- **Aim**:
Copy each line below exactly and leave the pictures out.

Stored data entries
▶
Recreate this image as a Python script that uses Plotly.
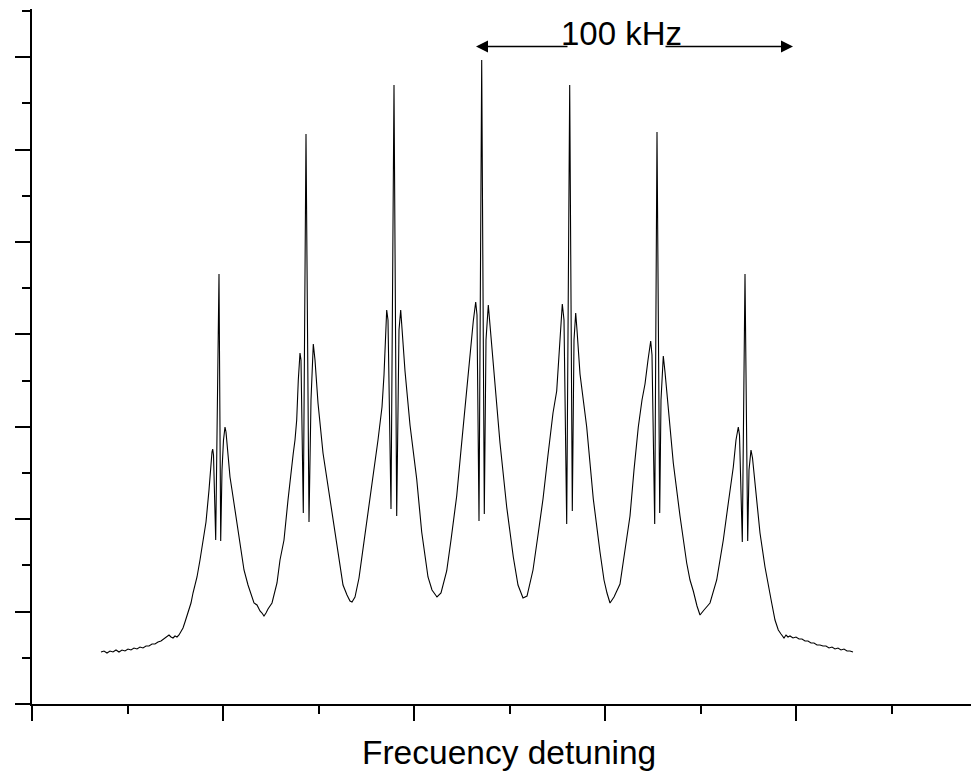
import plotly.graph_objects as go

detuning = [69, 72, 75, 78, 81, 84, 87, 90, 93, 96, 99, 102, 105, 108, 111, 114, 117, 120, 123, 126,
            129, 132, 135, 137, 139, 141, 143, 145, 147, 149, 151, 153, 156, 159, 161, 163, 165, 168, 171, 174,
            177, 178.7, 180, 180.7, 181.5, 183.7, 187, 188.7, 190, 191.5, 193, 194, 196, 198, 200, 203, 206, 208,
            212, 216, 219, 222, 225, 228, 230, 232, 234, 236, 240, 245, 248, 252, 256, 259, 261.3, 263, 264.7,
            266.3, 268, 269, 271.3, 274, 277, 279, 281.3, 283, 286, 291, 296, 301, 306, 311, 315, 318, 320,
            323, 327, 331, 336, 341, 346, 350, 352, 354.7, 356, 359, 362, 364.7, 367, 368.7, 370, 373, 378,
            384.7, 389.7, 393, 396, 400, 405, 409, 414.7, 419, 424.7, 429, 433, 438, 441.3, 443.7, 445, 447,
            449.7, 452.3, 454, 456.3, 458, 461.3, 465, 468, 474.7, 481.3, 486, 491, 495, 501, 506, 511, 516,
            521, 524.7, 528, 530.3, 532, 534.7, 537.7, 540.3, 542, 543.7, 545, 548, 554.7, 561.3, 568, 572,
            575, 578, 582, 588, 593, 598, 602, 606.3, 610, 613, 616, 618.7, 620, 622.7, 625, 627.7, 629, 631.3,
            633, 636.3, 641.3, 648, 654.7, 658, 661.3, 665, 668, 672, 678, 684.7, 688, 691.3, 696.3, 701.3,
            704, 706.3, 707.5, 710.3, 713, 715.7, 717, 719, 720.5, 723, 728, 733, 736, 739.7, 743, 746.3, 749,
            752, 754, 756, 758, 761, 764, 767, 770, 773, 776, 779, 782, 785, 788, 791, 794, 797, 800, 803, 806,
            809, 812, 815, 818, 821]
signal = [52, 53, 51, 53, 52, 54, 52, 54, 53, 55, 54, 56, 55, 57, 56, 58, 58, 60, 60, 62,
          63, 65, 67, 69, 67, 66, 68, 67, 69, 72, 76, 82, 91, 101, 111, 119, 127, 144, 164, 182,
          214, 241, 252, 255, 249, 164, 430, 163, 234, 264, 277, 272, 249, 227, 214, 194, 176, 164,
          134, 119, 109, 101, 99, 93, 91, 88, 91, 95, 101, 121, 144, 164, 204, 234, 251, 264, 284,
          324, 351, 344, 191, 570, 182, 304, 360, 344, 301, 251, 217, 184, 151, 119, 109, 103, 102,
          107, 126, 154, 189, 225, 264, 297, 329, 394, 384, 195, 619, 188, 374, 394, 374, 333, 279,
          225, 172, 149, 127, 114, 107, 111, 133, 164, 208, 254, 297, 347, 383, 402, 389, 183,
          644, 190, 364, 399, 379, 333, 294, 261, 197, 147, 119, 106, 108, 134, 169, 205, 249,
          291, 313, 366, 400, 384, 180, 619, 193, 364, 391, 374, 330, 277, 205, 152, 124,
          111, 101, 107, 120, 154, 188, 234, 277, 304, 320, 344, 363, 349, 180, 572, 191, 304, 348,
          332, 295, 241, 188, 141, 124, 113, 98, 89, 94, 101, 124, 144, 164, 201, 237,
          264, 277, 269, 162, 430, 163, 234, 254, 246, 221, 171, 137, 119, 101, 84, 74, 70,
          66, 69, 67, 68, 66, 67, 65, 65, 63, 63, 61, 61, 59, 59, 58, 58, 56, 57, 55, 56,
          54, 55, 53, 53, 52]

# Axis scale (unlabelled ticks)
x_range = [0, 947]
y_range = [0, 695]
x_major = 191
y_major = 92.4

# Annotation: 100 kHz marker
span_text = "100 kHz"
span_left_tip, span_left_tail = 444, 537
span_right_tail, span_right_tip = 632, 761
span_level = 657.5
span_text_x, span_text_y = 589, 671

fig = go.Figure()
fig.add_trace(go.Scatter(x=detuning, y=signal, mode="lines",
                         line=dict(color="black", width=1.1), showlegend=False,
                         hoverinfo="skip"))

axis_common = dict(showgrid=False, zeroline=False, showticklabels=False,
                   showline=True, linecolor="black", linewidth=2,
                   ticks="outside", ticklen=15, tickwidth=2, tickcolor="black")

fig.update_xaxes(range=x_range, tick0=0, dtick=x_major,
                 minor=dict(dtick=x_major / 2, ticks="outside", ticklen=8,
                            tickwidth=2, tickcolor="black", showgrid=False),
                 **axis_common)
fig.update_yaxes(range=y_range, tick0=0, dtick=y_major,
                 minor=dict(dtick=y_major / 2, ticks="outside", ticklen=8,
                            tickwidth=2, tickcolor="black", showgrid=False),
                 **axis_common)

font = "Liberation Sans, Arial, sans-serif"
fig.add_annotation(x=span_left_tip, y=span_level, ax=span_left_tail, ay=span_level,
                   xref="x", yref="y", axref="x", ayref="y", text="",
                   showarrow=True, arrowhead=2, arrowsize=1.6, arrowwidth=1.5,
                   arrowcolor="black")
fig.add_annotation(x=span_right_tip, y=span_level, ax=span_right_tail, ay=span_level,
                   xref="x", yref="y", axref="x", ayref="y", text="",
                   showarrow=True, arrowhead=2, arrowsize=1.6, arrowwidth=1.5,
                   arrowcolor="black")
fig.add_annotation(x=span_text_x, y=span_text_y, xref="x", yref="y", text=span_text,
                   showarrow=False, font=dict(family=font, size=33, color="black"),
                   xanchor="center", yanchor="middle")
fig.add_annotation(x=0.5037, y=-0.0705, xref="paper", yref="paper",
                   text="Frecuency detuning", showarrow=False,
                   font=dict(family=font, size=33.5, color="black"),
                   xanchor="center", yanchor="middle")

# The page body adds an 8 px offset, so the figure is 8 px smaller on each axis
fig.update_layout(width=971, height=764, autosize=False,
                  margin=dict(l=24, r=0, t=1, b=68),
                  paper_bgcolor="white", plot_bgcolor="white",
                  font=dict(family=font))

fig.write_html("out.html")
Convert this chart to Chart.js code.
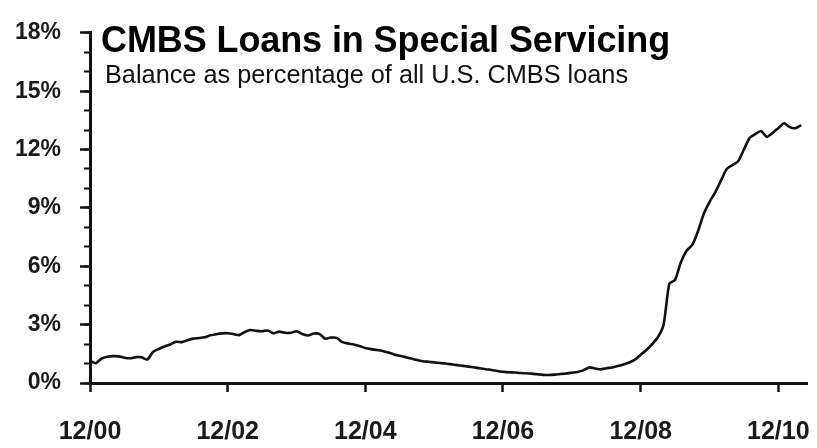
◀
- **Response for this exercise**:
Recreate this image as a Python script that uses Plotly.
import plotly.graph_objects as go

detuning = [69, 72, 75, 78, 81, 84, 87, 90, 93, 96, 99, 102, 105, 108, 111, 114, 117, 120, 123, 126,
            129, 132, 135, 137, 139, 141, 143, 145, 147, 149, 151, 153, 156, 159, 161, 163, 165, 168, 171, 174,
            177, 178.7, 180, 180.7, 181.5, 183.7, 187, 188.7, 190, 191.5, 193, 194, 196, 198, 200, 203, 206, 208,
            212, 216, 219, 222, 225, 228, 230, 232, 234, 236, 240, 245, 248, 252, 256, 259, 261.3, 263, 264.7,
            266.3, 268, 269, 271.3, 274, 277, 279, 281.3, 283, 286, 291, 296, 301, 306, 311, 315, 318, 320,
            323, 327, 331, 336, 341, 346, 350, 352, 354.7, 356, 359, 362, 364.7, 367, 368.7, 370, 373, 378,
            384.7, 389.7, 393, 396, 400, 405, 409, 414.7, 419, 424.7, 429, 433, 438, 441.3, 443.7, 445, 447,
            449.7, 452.3, 454, 456.3, 458, 461.3, 465, 468, 474.7, 481.3, 486, 491, 495, 501, 506, 511, 516,
            521, 524.7, 528, 530.3, 532, 534.7, 537.7, 540.3, 542, 543.7, 545, 548, 554.7, 561.3, 568, 572,
            575, 578, 582, 588, 593, 598, 602, 606.3, 610, 613, 616, 618.7, 620, 622.7, 625, 627.7, 629, 631.3,
            633, 636.3, 641.3, 648, 654.7, 658, 661.3, 665, 668, 672, 678, 684.7, 688, 691.3, 696.3, 701.3,
            704, 706.3, 707.5, 710.3, 713, 715.7, 717, 719, 720.5, 723, 728, 733, 736, 739.7, 743, 746.3, 749,
            752, 754, 756, 758, 761, 764, 767, 770, 773, 776, 779, 782, 785, 788, 791, 794, 797, 800, 803, 806,
            809, 812, 815, 818, 821]
signal = [52, 53, 51, 53, 52, 54, 52, 54, 53, 55, 54, 56, 55, 57, 56, 58, 58, 60, 60, 62,
          63, 65, 67, 69, 67, 66, 68, 67, 69, 72, 76, 82, 91, 101, 111, 119, 127, 144, 164, 182,
          214, 241, 252, 255, 249, 164, 430, 163, 234, 264, 277, 272, 249, 227, 214, 194, 176, 164,
          134, 119, 109, 101, 99, 93, 91, 88, 91, 95, 101, 121, 144, 164, 204, 234, 251, 264, 284,
          324, 351, 344, 191, 570, 182, 304, 360, 344, 301, 251, 217, 184, 151, 119, 109, 103, 102,
          107, 126, 154, 189, 225, 264, 297, 329, 394, 384, 195, 619, 188, 374, 394, 374, 333, 279,
          225, 172, 149, 127, 114, 107, 111, 133, 164, 208, 254, 297, 347, 383, 402, 389, 183,
          644, 190, 364, 399, 379, 333, 294, 261, 197, 147, 119, 106, 108, 134, 169, 205, 249,
          291, 313, 366, 400, 384, 180, 619, 193, 364, 391, 374, 330, 277, 205, 152, 124,
          111, 101, 107, 120, 154, 188, 234, 277, 304, 320, 344, 363, 349, 180, 572, 191, 304, 348,
          332, 295, 241, 188, 141, 124, 113, 98, 89, 94, 101, 124, 144, 164, 201, 237,
          264, 277, 269, 162, 430, 163, 234, 254, 246, 221, 171, 137, 119, 101, 84, 74, 70,
          66, 69, 67, 68, 66, 67, 65, 65, 63, 63, 61, 61, 59, 59, 58, 58, 56, 57, 55, 56,
          54, 55, 53, 53, 52]

# Axis scale (unlabelled ticks)
x_range = [0, 947]
y_range = [0, 695]
x_major = 191
y_major = 92.4

# Annotation: 100 kHz marker
span_text = "100 kHz"
span_left_tip, span_left_tail = 444, 537
span_right_tail, span_right_tip = 632, 761
span_level = 657.5
span_text_x, span_text_y = 589, 671

fig = go.Figure()
fig.add_trace(go.Scatter(x=detuning, y=signal, mode="lines",
                         line=dict(color="black", width=1.1), showlegend=False,
                         hoverinfo="skip"))

axis_common = dict(showgrid=False, zeroline=False, showticklabels=False,
                   showline=True, linecolor="black", linewidth=2,
                   ticks="outside", ticklen=15, tickwidth=2, tickcolor="black")

fig.update_xaxes(range=x_range, tick0=0, dtick=x_major,
                 minor=dict(dtick=x_major / 2, ticks="outside", ticklen=8,
                            tickwidth=2, tickcolor="black", showgrid=False),
                 **axis_common)
fig.update_yaxes(range=y_range, tick0=0, dtick=y_major,
                 minor=dict(dtick=y_major / 2, ticks="outside", ticklen=8,
                            tickwidth=2, tickcolor="black", showgrid=False),
                 **axis_common)

font = "Liberation Sans, Arial, sans-serif"
fig.add_annotation(x=span_left_tip, y=span_level, ax=span_left_tail, ay=span_level,
                   xref="x", yref="y", axref="x", ayref="y", text="",
                   showarrow=True, arrowhead=2, arrowsize=1.6, arrowwidth=1.5,
                   arrowcolor="black")
fig.add_annotation(x=span_right_tip, y=span_level, ax=span_right_tail, ay=span_level,
                   xref="x", yref="y", axref="x", ayref="y", text="",
                   showarrow=True, arrowhead=2, arrowsize=1.6, arrowwidth=1.5,
                   arrowcolor="black")
fig.add_annotation(x=span_text_x, y=span_text_y, xref="x", yref="y", text=span_text,
                   showarrow=False, font=dict(family=font, size=33, color="black"),
                   xanchor="center", yanchor="middle")
fig.add_annotation(x=0.5037, y=-0.0705, xref="paper", yref="paper",
                   text="Frecuency detuning", showarrow=False,
                   font=dict(family=font, size=33.5, color="black"),
                   xanchor="center", yanchor="middle")

# The page body adds an 8 px offset, so the figure is 8 px smaller on each axis
fig.update_layout(width=971, height=764, autosize=False,
                  margin=dict(l=24, r=0, t=1, b=68),
                  paper_bgcolor="white", plot_bgcolor="white",
                  font=dict(family=font))

fig.write_html("out.html")
Convert this chart to Chart.js code.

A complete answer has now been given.